Ex-ministros da Saúde criticam
O decreto 10.530 delega à equipe econômica a "preparação de estudos de
alternativas de parcerias com a iniciativa privada para a construção, uma
modernização e a operação de Unidades Básicas de Saúde dos Estados, do Distrito
Federal e dos Municípios".
Além de Alexandre Padilha, outros ex-ministros da Saúde desaprovaram a
medida.
Luiz Henrique Mandetta, que comandou a pasta no governo Bolsonaro até
abril, reclama da falta de transparência. "Sem explicar do que se trata é um
tiro no escuro", diz ele.
Ministro da Saúde no governo Lula, José Gomes Temporão classificou como
"disparate total" o decreto. "Entregar a rede básica de saúde para a gestão
privada é uma iniciativa equivocada de qualquer ponto de vista".
"Bolsonaro e Guedes 'venderam' Pazuello"
Além do conteúdo, a publicação do decreto levanta discussão pela ausência da
assinatura do ministro Eduardo Pazuello, responsável pela pasta que administra o
SUS.
"O ministro da Saúde participou dessa articulação? Concorda com isso? Tem alguma
opinião? Por quais motivos não assinou?", questiona Jandira Feghali. "Depois de
chamado de traidor ele não é consultado?".
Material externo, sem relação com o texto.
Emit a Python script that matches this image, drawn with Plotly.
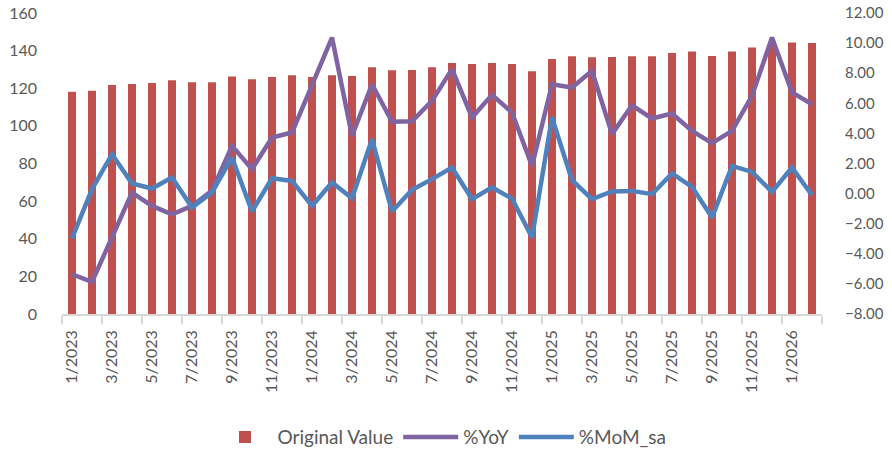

A parlamentar diz que o PCdoB estuda tomar medidas
jurídicas contra o decreto.
Também Alexandre Padilha chama a atenção para esse aspecto. "Se semana passada
Pazuello foi rifado no debate da vacina, agora Bolsonaro e
Guedes o venderam, porque tomaram essa iniciativa sem envolver o ministro da
Saúde e sem envolver os municípios", afirma.
O presidente do Conselho Nacional de Saúde (CNS), Fernando Pigatto,
classificou de "arbitrariedade" o decreto presidencial. A entidade está
avaliando o texto em sua Câmara Técnica da Atenção Básica (CTAB) para tomar as
devidas providências legais.
"Precisamos fortalecer o SUS contra qualquer tipo de privatização e retirada de
direitos", firmou Pigatto, em vídeo divulgado nas redes sociais.